Exclude the pictures, then repeat the remaining data exactly.
— Start —
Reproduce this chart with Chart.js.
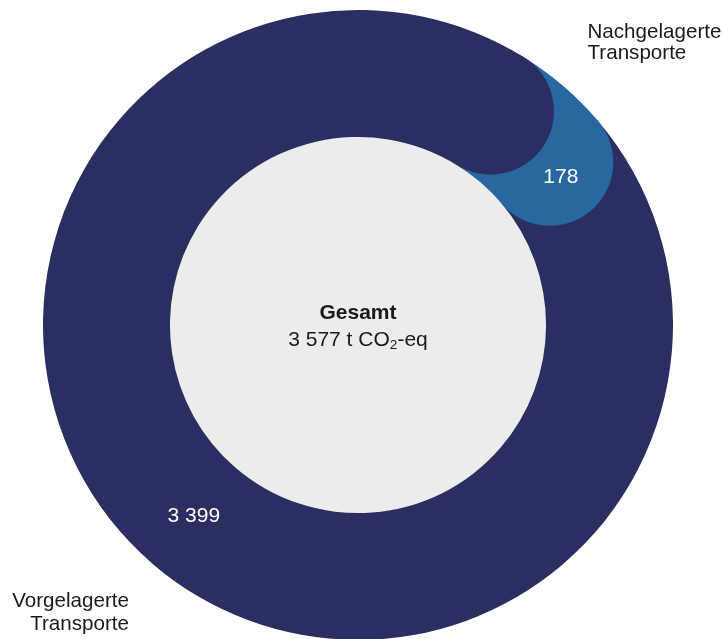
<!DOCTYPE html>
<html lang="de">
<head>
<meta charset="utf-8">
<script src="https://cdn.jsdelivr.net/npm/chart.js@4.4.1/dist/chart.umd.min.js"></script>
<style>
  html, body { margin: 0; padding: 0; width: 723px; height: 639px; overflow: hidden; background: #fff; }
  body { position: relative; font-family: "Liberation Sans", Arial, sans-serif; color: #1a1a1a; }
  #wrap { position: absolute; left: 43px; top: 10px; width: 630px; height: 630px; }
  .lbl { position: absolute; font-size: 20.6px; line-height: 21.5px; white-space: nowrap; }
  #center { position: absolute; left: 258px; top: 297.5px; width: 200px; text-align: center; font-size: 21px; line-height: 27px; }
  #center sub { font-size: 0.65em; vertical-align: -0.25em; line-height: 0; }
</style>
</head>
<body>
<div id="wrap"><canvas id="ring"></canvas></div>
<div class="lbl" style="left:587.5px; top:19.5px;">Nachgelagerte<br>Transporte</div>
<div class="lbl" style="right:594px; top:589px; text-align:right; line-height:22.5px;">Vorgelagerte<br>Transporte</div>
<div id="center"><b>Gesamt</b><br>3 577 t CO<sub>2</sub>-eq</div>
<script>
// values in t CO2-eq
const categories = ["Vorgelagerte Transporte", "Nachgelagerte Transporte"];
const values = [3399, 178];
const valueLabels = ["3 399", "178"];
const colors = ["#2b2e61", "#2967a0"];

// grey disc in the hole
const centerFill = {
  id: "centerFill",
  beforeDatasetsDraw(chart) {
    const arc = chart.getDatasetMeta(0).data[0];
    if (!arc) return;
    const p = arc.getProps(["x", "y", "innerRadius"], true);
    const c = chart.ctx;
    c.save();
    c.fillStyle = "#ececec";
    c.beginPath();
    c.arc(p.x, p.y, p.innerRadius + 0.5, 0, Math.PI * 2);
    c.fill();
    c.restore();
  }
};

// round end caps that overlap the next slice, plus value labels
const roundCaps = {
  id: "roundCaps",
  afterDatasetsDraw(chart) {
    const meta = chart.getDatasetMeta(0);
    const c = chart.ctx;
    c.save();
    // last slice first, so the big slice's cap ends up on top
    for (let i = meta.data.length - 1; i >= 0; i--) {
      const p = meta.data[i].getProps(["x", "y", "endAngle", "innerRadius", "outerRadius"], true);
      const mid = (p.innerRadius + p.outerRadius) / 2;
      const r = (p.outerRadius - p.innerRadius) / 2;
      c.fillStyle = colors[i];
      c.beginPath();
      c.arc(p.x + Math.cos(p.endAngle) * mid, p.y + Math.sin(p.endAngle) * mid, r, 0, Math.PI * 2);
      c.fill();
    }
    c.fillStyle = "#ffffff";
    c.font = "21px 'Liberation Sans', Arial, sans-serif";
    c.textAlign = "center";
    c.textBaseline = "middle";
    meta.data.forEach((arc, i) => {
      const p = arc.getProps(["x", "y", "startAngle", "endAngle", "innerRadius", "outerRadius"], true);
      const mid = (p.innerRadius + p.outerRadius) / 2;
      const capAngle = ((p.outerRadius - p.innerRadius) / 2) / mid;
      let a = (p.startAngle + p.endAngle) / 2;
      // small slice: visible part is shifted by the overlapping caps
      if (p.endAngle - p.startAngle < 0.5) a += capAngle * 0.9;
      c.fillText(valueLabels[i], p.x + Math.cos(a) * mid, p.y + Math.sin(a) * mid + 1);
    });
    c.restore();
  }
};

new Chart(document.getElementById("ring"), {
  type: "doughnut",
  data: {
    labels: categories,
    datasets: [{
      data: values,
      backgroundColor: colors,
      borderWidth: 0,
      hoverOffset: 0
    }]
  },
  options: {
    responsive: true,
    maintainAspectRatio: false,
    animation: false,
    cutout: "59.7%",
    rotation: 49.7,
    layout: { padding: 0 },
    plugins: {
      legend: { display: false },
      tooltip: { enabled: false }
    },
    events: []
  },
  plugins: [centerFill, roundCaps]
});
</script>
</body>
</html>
— End —
Result for this task —
Reproduce this chart with Chart.js.
<!DOCTYPE html>
<html lang="de">
<head>
<meta charset="utf-8">
<script src="https://cdn.jsdelivr.net/npm/chart.js@4.4.1/dist/chart.umd.min.js"></script>
<style>
  html, body { margin: 0; padding: 0; width: 723px; height: 639px; overflow: hidden; background: #fff; }
  body { position: relative; font-family: "Liberation Sans", Arial, sans-serif; color: #1a1a1a; }
  #wrap { position: absolute; left: 43px; top: 10px; width: 630px; height: 630px; }
  .lbl { position: absolute; font-size: 20.6px; line-height: 21.5px; white-space: nowrap; }
  #center { position: absolute; left: 258px; top: 297.5px; width: 200px; text-align: center; font-size: 21px; line-height: 27px; }
  #center sub { font-size: 0.65em; vertical-align: -0.25em; line-height: 0; }
</style>
</head>
<body>
<div id="wrap"><canvas id="ring"></canvas></div>
<div class="lbl" style="left:587.5px; top:19.5px;">Nachgelagerte<br>Transporte</div>
<div class="lbl" style="right:594px; top:589px; text-align:right; line-height:22.5px;">Vorgelagerte<br>Transporte</div>
<div id="center"><b>Gesamt</b><br>3 577 t CO<sub>2</sub>-eq</div>
<script>
// values in t CO2-eq
const categories = ["Vorgelagerte Transporte", "Nachgelagerte Transporte"];
const values = [3399, 178];
const valueLabels = ["3 399", "178"];
const colors = ["#2b2e61", "#2967a0"];

// grey disc in the hole
const centerFill = {
  id: "centerFill",
  beforeDatasetsDraw(chart) {
    const arc = chart.getDatasetMeta(0).data[0];
    if (!arc) return;
    const p = arc.getProps(["x", "y", "innerRadius"], true);
    const c = chart.ctx;
    c.save();
    c.fillStyle = "#ececec";
    c.beginPath();
    c.arc(p.x, p.y, p.innerRadius + 0.5, 0, Math.PI * 2);
    c.fill();
    c.restore();
  }
};

// round end caps that overlap the next slice, plus value labels
const roundCaps = {
  id: "roundCaps",
  afterDatasetsDraw(chart) {
    const meta = chart.getDatasetMeta(0);
    const c = chart.ctx;
    c.save();
    // last slice first, so the big slice's cap ends up on top
    for (let i = meta.data.length - 1; i >= 0; i--) {
      const p = meta.data[i].getProps(["x", "y", "endAngle", "innerRadius", "outerRadius"], true);
      const mid = (p.innerRadius + p.outerRadius) / 2;
      const r = (p.outerRadius - p.innerRadius) / 2;
      c.fillStyle = colors[i];
      c.beginPath();
      c.arc(p.x + Math.cos(p.endAngle) * mid, p.y + Math.sin(p.endAngle) * mid, r, 0, Math.PI * 2);
      c.fill();
    }
    c.fillStyle = "#ffffff";
    c.font = "21px 'Liberation Sans', Arial, sans-serif";
    c.textAlign = "center";
    c.textBaseline = "middle";
    meta.data.forEach((arc, i) => {
      const p = arc.getProps(["x", "y", "startAngle", "endAngle", "innerRadius", "outerRadius"], true);
      const mid = (p.innerRadius + p.outerRadius) / 2;
      const capAngle = ((p.outerRadius - p.innerRadius) / 2) / mid;
      let a = (p.startAngle + p.endAngle) / 2;
      // small slice: visible part is shifted by the overlapping caps
      if (p.endAngle - p.startAngle < 0.5) a += capAngle * 0.9;
      c.fillText(valueLabels[i], p.x + Math.cos(a) * mid, p.y + Math.sin(a) * mid + 1);
    });
    c.restore();
  }
};

new Chart(document.getElementById("ring"), {
  type: "doughnut",
  data: {
    labels: categories,
    datasets: [{
      data: values,
      backgroundColor: colors,
      borderWidth: 0,
      hoverOffset: 0
    }]
  },
  options: {
    responsive: true,
    maintainAspectRatio: false,
    animation: false,
    cutout: "59.7%",
    rotation: 49.7,
    layout: { padding: 0 },
    plugins: {
      legend: { display: false },
      tooltip: { enabled: false }
    },
    events: []
  },
  plugins: [centerFill, roundCaps]
});
</script>
</body>
</html>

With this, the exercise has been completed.